▶ **EXERCISE**: Output the full listing below exactly, without the pictures.

START

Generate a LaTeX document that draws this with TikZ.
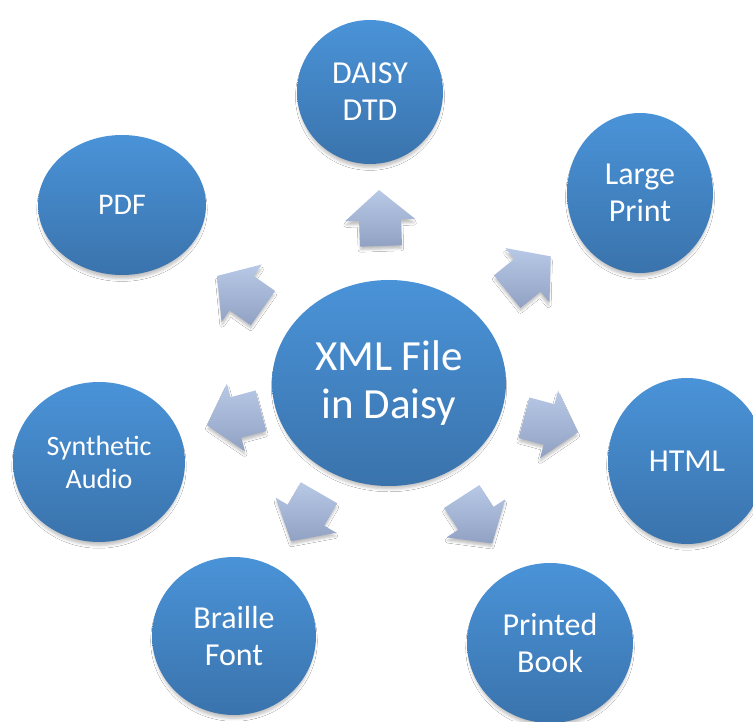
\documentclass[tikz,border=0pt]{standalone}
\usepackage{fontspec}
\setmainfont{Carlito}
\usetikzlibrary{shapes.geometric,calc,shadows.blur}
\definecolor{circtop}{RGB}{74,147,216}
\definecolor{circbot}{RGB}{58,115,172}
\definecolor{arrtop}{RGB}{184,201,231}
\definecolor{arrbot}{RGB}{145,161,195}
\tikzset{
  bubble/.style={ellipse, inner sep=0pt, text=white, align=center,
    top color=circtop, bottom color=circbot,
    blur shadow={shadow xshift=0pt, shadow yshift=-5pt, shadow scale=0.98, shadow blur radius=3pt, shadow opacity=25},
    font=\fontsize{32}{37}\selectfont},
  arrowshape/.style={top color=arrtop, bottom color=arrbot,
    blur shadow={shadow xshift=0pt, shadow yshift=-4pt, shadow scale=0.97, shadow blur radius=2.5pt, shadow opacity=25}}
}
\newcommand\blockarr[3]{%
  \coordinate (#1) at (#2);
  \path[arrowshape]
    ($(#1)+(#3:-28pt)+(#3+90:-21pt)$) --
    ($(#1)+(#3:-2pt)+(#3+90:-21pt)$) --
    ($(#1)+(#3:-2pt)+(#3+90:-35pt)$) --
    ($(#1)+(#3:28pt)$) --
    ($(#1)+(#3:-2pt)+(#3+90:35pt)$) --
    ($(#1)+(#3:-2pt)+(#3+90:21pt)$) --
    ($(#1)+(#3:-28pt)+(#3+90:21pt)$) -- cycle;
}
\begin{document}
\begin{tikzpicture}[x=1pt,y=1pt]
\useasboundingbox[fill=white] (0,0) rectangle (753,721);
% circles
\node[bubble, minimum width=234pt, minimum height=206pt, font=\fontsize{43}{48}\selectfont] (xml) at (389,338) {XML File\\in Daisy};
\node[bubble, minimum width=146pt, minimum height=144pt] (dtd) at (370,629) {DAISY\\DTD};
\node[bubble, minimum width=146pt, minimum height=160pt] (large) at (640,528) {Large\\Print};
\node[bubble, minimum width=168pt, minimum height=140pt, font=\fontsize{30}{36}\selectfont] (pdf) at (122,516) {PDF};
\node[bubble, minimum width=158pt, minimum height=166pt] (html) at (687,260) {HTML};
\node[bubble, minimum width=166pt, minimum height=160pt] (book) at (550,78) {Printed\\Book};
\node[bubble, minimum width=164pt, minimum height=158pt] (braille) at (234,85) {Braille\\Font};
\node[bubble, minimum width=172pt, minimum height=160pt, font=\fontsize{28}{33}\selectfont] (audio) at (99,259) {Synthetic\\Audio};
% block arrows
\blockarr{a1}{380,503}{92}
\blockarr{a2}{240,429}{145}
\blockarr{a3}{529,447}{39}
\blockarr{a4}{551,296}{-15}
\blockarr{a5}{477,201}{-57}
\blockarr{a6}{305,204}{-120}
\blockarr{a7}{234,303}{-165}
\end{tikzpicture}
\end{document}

END

▶ **FULL SOLUTION**:
Generate a LaTeX document that draws this with TikZ.
\documentclass[tikz,border=0pt]{standalone}
\usepackage{fontspec}
\setmainfont{Carlito}
\usetikzlibrary{shapes.geometric,calc,shadows.blur}
\definecolor{circtop}{RGB}{74,147,216}
\definecolor{circbot}{RGB}{58,115,172}
\definecolor{arrtop}{RGB}{184,201,231}
\definecolor{arrbot}{RGB}{145,161,195}
\tikzset{
  bubble/.style={ellipse, inner sep=0pt, text=white, align=center,
    top color=circtop, bottom color=circbot,
    blur shadow={shadow xshift=0pt, shadow yshift=-5pt, shadow scale=0.98, shadow blur radius=3pt, shadow opacity=25},
    font=\fontsize{32}{37}\selectfont},
  arrowshape/.style={top color=arrtop, bottom color=arrbot,
    blur shadow={shadow xshift=0pt, shadow yshift=-4pt, shadow scale=0.97, shadow blur radius=2.5pt, shadow opacity=25}}
}
\newcommand\blockarr[3]{%
  \coordinate (#1) at (#2);
  \path[arrowshape]
    ($(#1)+(#3:-28pt)+(#3+90:-21pt)$) --
    ($(#1)+(#3:-2pt)+(#3+90:-21pt)$) --
    ($(#1)+(#3:-2pt)+(#3+90:-35pt)$) --
    ($(#1)+(#3:28pt)$) --
    ($(#1)+(#3:-2pt)+(#3+90:35pt)$) --
    ($(#1)+(#3:-2pt)+(#3+90:21pt)$) --
    ($(#1)+(#3:-28pt)+(#3+90:21pt)$) -- cycle;
}
\begin{document}
\begin{tikzpicture}[x=1pt,y=1pt]
\useasboundingbox[fill=white] (0,0) rectangle (753,721);
% circles
\node[bubble, minimum width=234pt, minimum height=206pt, font=\fontsize{43}{48}\selectfont] (xml) at (389,338) {XML File\\in Daisy};
\node[bubble, minimum width=146pt, minimum height=144pt] (dtd) at (370,629) {DAISY\\DTD};
\node[bubble, minimum width=146pt, minimum height=160pt] (large) at (640,528) {Large\\Print};
\node[bubble, minimum width=168pt, minimum height=140pt, font=\fontsize{30}{36}\selectfont] (pdf) at (122,516) {PDF};
\node[bubble, minimum width=158pt, minimum height=166pt] (html) at (687,260) {HTML};
\node[bubble, minimum width=166pt, minimum height=160pt] (book) at (550,78) {Printed\\Book};
\node[bubble, minimum width=164pt, minimum height=158pt] (braille) at (234,85) {Braille\\Font};
\node[bubble, minimum width=172pt, minimum height=160pt, font=\fontsize{28}{33}\selectfont] (audio) at (99,259) {Synthetic\\Audio};
% block arrows
\blockarr{a1}{380,503}{92}
\blockarr{a2}{240,429}{145}
\blockarr{a3}{529,447}{39}
\blockarr{a4}{551,296}{-15}
\blockarr{a5}{477,201}{-57}
\blockarr{a6}{305,204}{-120}
\blockarr{a7}{234,303}{-165}
\end{tikzpicture}
\end{document}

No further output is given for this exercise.